# DATA SEGMENT
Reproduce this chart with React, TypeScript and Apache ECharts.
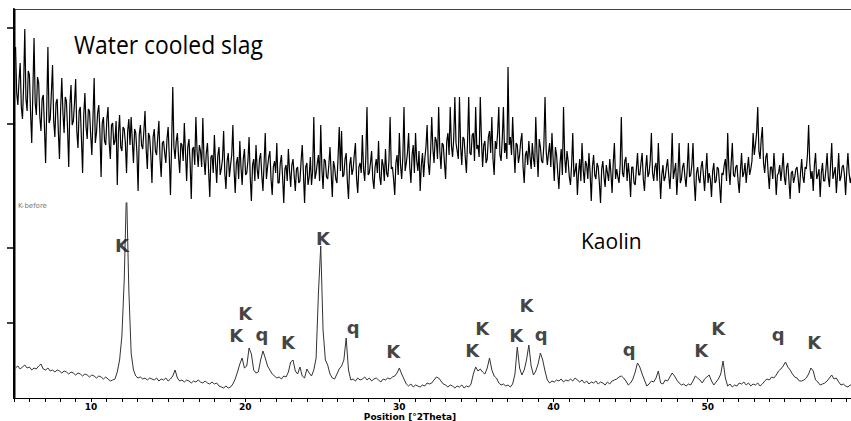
import React, { useEffect, useRef } from "react";
import * as echarts from "echarts";

const THETA_START = 5.1;
const SLAG_STEP = 0.075;
const KAOLIN_STEP = 0.15;

const slagCounts = [
  156, 110, 98, 122, 140, 96, 84, 118, 174, 104, 92, 132, 128, 90, 60, 112, 165, 100, 88, 126,
  120, 86, 72, 104, 108, 76, 40, 96, 156, 80, 84, 110, 138, 82, 66, 100, 104, 72, 44, 94,
  125, 90, 70, 106, 102, 74, 36, 98, 118, 78, 82, 100, 124, 72, 55, 92, 96, 64, 30, 88,
  110, 76, 64, 94, 92, 68, 48, 86, 125, 60, 70, 90, 98, 70, 26, 80, 86, 62, 58, 84,
  96, 60, 44, 78, 80, 58, 62, 82, 18, 70, 88, 56, 52, 76, 74, 60, 30, 72, 84, 58,
  86, 62, 40, 74, 70, 50, 12, 68, 78, 58, 54, 72, 92, 54, 34, 70, 66, 48, 20, 66,
  74, 52, 48, 66, 82, 44, 26, 60, 62, 50, 40, 64, 76, 46, 8, 58, 116, 56, 44, 62,
  70, 46, 30, 60, 58, 42, 80, 50, 22, 56, 64, 40, 4, 54, 56, 38, 86, 52, 36, 58,
  52, 36, 85, 44, 28, 50, 60, 32, 6, 46, 48, 30, 68, 40, 20, 48, 56, 28, 34, 44,
  72, 30, 14, 42, 50, 26, 38, 48, 78, 34, 10, 40, 46, 24, 62, 36, 18, 44, 54, 28,
  30, 42, 66, 26, 2, 38, 44, 22, 58, 34, 24, 44, 50, 28, 12, 40, 70, 24, 36, 46,
  52, 24, 8, 36, 42, 30, 60, 20, 20, 40, 48, 26, 0, 34, 38, 22, 54, 32, 16, 38,
  44, 28, 12, 34, 36, 20, 22, 42, 58, 30, 0, 36, 40, 18, 26, 46, 18, 32, 86, 24,
  30, 40, 48, 22, 78, 34, 14, 44, 42, 26, 24, 38, 56, 30, 6, 42, 36, 24, 20, 46,
  76, 32, 72, 26, 28, 44, 50, 22, 4, 38, 46, 28, 34, 48, 60, 24, 10, 36, 40, 30,
  68, 34, 22, 46, 96, 28, 30, 40, 52, 24, 14, 36, 44, 30, 62, 26, 18, 44, 38, 22,
  54, 30, 26, 42, 86, 34, 36, 24, 8, 40, 48, 28, 70, 38, 24, 46, 96, 32, 40, 50,
  70, 36, 20, 48, 58, 30, 70, 42, 32, 52, 12, 38, 50, 26, 44, 56, 78, 40, 28, 50,
  86, 54, 40, 66, 62, 44, 96, 52, 34, 60, 58, 40, 24, 62, 70, 48, 96, 58, 46, 64,
  106, 60, 52, 44, 106, 56, 38, 66, 64, 46, 30, 62, 106, 50, 48, 68, 70, 42, 96, 54,
  58, 46, 106, 64, 36, 58, 62, 40, 44, 66, 72, 50, 86, 44, 28, 62, 54, 70, 96, 48,
  42, 64, 96, 50, 60, 44, 136, 58, 66, 48, 86, 54, 30, 60, 58, 40, 48, 62, 70, 36,
  20, 48, 52, 38, 62, 46, 34, 60, 44, 36, 86, 50, 26, 64, 56, 42, 40, 58, 106, 52,
  38, 50, 60, 36, 70, 44, 22, 56, 48, 30, 14, 40, 54, 28, 96, 46, 30, 52, 42, 26,
  18, 38, 70, 26, 32, 40, 8, 30, 44, 22, 60, 34, 20, 42, 38, 24, 50, 30, 2, 36,
  48, 28, 24, 40, 36, 20, 0, 34, 42, 26, 16, 38, 30, 22, 44, 30, 10, 40, 60, 24,
  34, 26, 20, 38, 86, 30, 26, 42, 46, 22, 40, 28, 6, 36, 36, 20, 18, 34, 50, 28,
  28, 40, 50, 24, 12, 34, 48, 26, 30, 42, 70, 30, 22, 36, 40, 22, 60, 32, 4, 28,
  38, 22, 26, 36, 44, 28, 14, 34, 70, 24, 32, 40, 8, 30, 60, 20, 24, 36, 40, 26,
  16, 34, 60, 26, 28, 38, 60, 22, 2, 30, 36, 24, 20, 36, 42, 28, 12, 32, 50, 20,
  30, 24, 6, 32, 40, 20, 22, 36, 34, 18, 0, 30, 28, 38, 44, 22, 70, 34, 18, 40,
  60, 28, 26, 36, 38, 22, 10, 32, 50, 26, 30, 40, 20, 34, 46, 28, 34, 42, 70, 48,
  58, 70, 96, 52, 44, 64, 76, 40, 30, 46, 50, 30, 14, 36, 36, 24, 50, 32, 8, 28,
  30, 38, 22, 34, 50, 26, 18, 36, 40, 22, 4, 30, 32, 20, 26, 34, 36, 24, 10, 30,
  44, 26, 20, 36, 34, 48, 78, 40, 24, 32, 12, 38, 50, 24, 28, 34, 6, 30, 40, 22,
  22, 34, 50, 26, 16, 38, 60, 24, 30, 36, 10, 28, 50, 22, 26, 36, 38, 28, 8, 32, 50, 30, 20, 26, 34,
];

const kaolinCounts = [
  30, 32, 29, 31, 33, 30, 31, 28, 30, 29, 32, 34, 29, 28, 30, 27, 28, 26, 28, 27,
  25, 27, 26, 24, 26, 25, 23, 25, 24, 22, 24, 23, 21, 23, 22, 20, 22, 21, 19, 21,
  19, 17, 18, 19, 26, 38, 62, 118, 210, 108, 45, 28, 22, 20, 21, 19, 20, 18, 20, 19,
  18, 20, 17, 19, 18, 20, 17, 19, 22, 28, 20, 17, 18, 16, 18, 17, 15, 17, 16, 18,
  16, 15, 17, 15, 14, 16, 14, 15, 12, 11, 10, 12, 10, 11, 14, 19, 26, 34, 40, 30,
  32, 50, 44, 28, 25, 26, 38, 47, 40, 32, 28, 24, 22, 20, 21, 19, 22, 21, 26, 36,
  38, 27, 24, 31, 22, 20, 29, 25, 22, 28, 40, 105, 152, 68, 38, 33, 24, 20, 19, 24,
  29, 32, 38, 60, 28, 18, 19, 17, 20, 18, 19, 21, 18, 20, 17, 19, 20, 18, 16, 19,
  18, 20, 19, 21, 22, 25, 30, 24, 19, 14, 12, 14, 11, 13, 12, 11, 13, 12, 15, 14,
  15, 18, 21, 20, 17, 14, 13, 11, 13, 12, 10, 12, 11, 13, 10, 12, 11, 14, 24, 31,
  27, 29, 26, 24, 30, 40, 28, 22, 20, 15, 13, 14, 12, 13, 11, 14, 24, 51, 30, 23,
  28, 38, 53, 32, 23, 27, 34, 45, 38, 27, 18, 15, 17, 16, 18, 17, 19, 16, 18, 17,
  19, 17, 20, 18, 16, 18, 15, 17, 14, 16, 15, 17, 14, 16, 15, 13, 16, 14, 17, 18,
  19, 21, 22, 20, 17, 13, 15, 19, 26, 35, 31, 24, 18, 12, 14, 17, 16, 20, 27, 15,
  14, 18, 17, 21, 25, 22, 18, 15, 13, 14, 12, 14, 13, 17, 22, 20, 18, 15, 19, 21,
  23, 17, 13, 16, 19, 24, 37, 20, 12, 14, 11, 13, 12, 15, 14, 16, 13, 15, 12, 14,
  13, 15, 12, 14, 17, 19, 18, 21, 20, 23, 27, 29, 32, 36, 31, 28, 24, 21, 20, 17,
  17, 18, 20, 24, 30, 27, 18, 16, 13, 14, 15, 17, 20, 23, 19, 20, 16, 13, 14, 12, 11, 13, 12,
];

// axis ticks
const xLabelValues = [10, 20, 30, 40, 50];
const xTickValues = [
  5, 6, 7, 8, 9, 10, 11, 12, 13, 14, 15, 16, 17, 18, 19, 20, 21, 22, 23, 24, 25, 26, 27, 28, 29,
  30, 31, 32, 33, 34, 35, 36, 37, 38, 39, 40, 41, 42, 43, 44, 45, 46, 47, 48, 49, 50, 51, 52,
  53, 54, 55, 56, 57, 58, 59,
];
const slagYTicks = [79, 175];
const kaolinYTicks = [75, 150];

// phase labels: [text, 2θ, counts]
const peakLabels: [string, number, number][] = [
  ["K", 12.0, 153],
  ["K", 19.41, 63],
  ["K", 20.0, 85],
  ["q", 21.09, 64],
  ["K", 22.78, 56],
  ["K", 25.05, 160],
  ["q", 27.0, 71],
  ["K", 29.6, 47],
  ["K", 34.72, 48],
  ["K", 35.37, 70],
  ["K", 37.58, 63],
  ["K", 38.24, 93],
  ["q", 39.2, 64],
  ["q", 44.91, 49],
  ["K", 49.58, 48],
  ["K", 50.68, 70],
  ["q", 54.58, 64],
  ["K", 56.91, 56],
];

const toPairs = (arr: number[], step: number) =>
  arr.map((v, i) => [Math.round((THETA_START + i * step) * 1000) / 1000, v]);

export default function App() {
  const ref = useRef<HTMLDivElement>(null);

  useEffect(() => {
    if (!ref.current) return;
    const chart = echarts.init(ref.current, undefined, { renderer: "svg" });
    const xMin = 5;
    const xMax = 59.3;
    const yAxisCommon = {
      type: "value" as const,
      axisLine: { show: true, onZero: false, lineStyle: { color: "#000", width: 2 } },
      axisLabel: { show: false },
      splitLine: { show: false },
    };
    chart.setOption({
      animation: false,
      backgroundColor: "#fff",
      grid: [
        { left: 14, right: 0, top: 9, height: 194 },
        { left: 14, right: 0, top: 203, height: 195 },
      ],
      xAxis: [
        {
          type: "value",
          gridIndex: 0,
          min: xMin,
          max: xMax,
          axisLine: { show: false },
          axisTick: { show: false },
          axisLabel: { show: false },
          splitLine: { show: false },
        },
        {
          type: "value",
          gridIndex: 1,
          min: xMin,
          max: xMax,
          axisLine: { show: true, onZero: false, lineStyle: { color: "#000", width: 1 } },
          axisTick: { show: true, customValues: xTickValues, length: 4, lineStyle: { color: "#000", width: 1 } },
          axisLabel: {
            show: true,
            customValues: xLabelValues,
            fontSize: 9,
            fontWeight: "bold",
            fontFamily: "DejaVu Sans",
            color: "#000",
            margin: 4,
          },
          splitLine: { show: false },
        },
      ],
      yAxis: [
        {
          ...yAxisCommon,
          gridIndex: 0,
          min: 0,
          max: 194,
          axisTick: { show: true, customValues: slagYTicks, length: 7, lineStyle: { color: "#000", width: 1.5 } },
        },
        {
          ...yAxisCommon,
          gridIndex: 1,
          min: 0,
          max: 195,
          axisTick: { show: true, customValues: kaolinYTicks, length: 7, lineStyle: { color: "#000", width: 1.5 } },
        },
      ],
      series: [
        {
          type: "line",
          xAxisIndex: 0,
          yAxisIndex: 0,
          data: toPairs(slagCounts, SLAG_STEP),
          showSymbol: false,
          symbol: "none",
          lineStyle: { color: "#000", width: 1.2 },
          clip: true,
        },
        {
          type: "line",
          xAxisIndex: 1,
          yAxisIndex: 1,
          data: toPairs(kaolinCounts, KAOLIN_STEP),
          showSymbol: false,
          symbol: "none",
          lineStyle: { color: "#333", width: 1 },
          clip: true,
        },
        {
          type: "scatter",
          xAxisIndex: 1,
          yAxisIndex: 1,
          symbolSize: 1,
          itemStyle: { color: "rgba(0,0,0,0)" },
          data: peakLabels.map(([t, th, c]) => ({ name: t, value: [th, c] })),
          label: {
            show: true,
            position: "inside",
            formatter: "{b}",
            fontFamily: "DejaVu Sans",
            fontWeight: "bold",
            fontSize: 18,
            color: "#111",
          },
          z: 5,
        },
      ],
      graphic: [
        {
          type: "rect",
          z: 10,
          shape: { x: 14, y: 9, width: 837, height: 1 },
          style: { fill: "#444" },
        },
        {
          type: "rect",
          z: 10,
          shape: { x: 13, y: 9, width: 2.5, height: 389 },
          style: { fill: "#000" },
        },
        {
          type: "text",
          x: 74,
          y: 44,
          scaleX: 0.88,
          style: {
            text: "Water cooled slag",
            fontFamily: "Open Sans",
            fontSize: 26,
            fill: "#000",
            align: "left",
            verticalAlign: "middle",
          },
        },
        {
          type: "text",
          x: 581,
          y: 241,
          style: {
            text: "Kaolin",
            fontFamily: "Open Sans",
            fontSize: 21,
            fill: "#000",
            align: "left",
            verticalAlign: "middle",
          },
        },
        {
          type: "text",
          x: 410,
          y: 417,
          style: {
            text: "Position [°2Theta]",
            fontFamily: "DejaVu Sans",
            fontWeight: "bold",
            fontSize: 9,
            fill: "#000",
            align: "center",
            verticalAlign: "middle",
          },
        },
        {
          type: "text",
          x: 18,
          y: 206,
          style: {
            text: "K-before",
            fontFamily: "DejaVu Sans",
            fontSize: 7,
            fill: "#777",
            align: "left",
            verticalAlign: "middle",
          },
        },
      ],
    });
    return () => chart.dispose();
  }, []);

  return (
    <div
      ref={ref}
      style={{ position: "absolute", left: 0, top: 0, width: 851, height: 421 }}
    />
  );
}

# EXERCISE AIM
Repeat the lines of the listing above verbatim, beginning at its first line and ending at the line containing "const KAOLIN_STEP = 0.15;", which is included. Omit pictures.

# FINAL ANSWER
Reproduce this chart with React, TypeScript and Apache ECharts.
import React, { useEffect, useRef } from "react";
import * as echarts from "echarts";

const THETA_START = 5.1;
const SLAG_STEP = 0.075;
const KAOLIN_STEP = 0.15;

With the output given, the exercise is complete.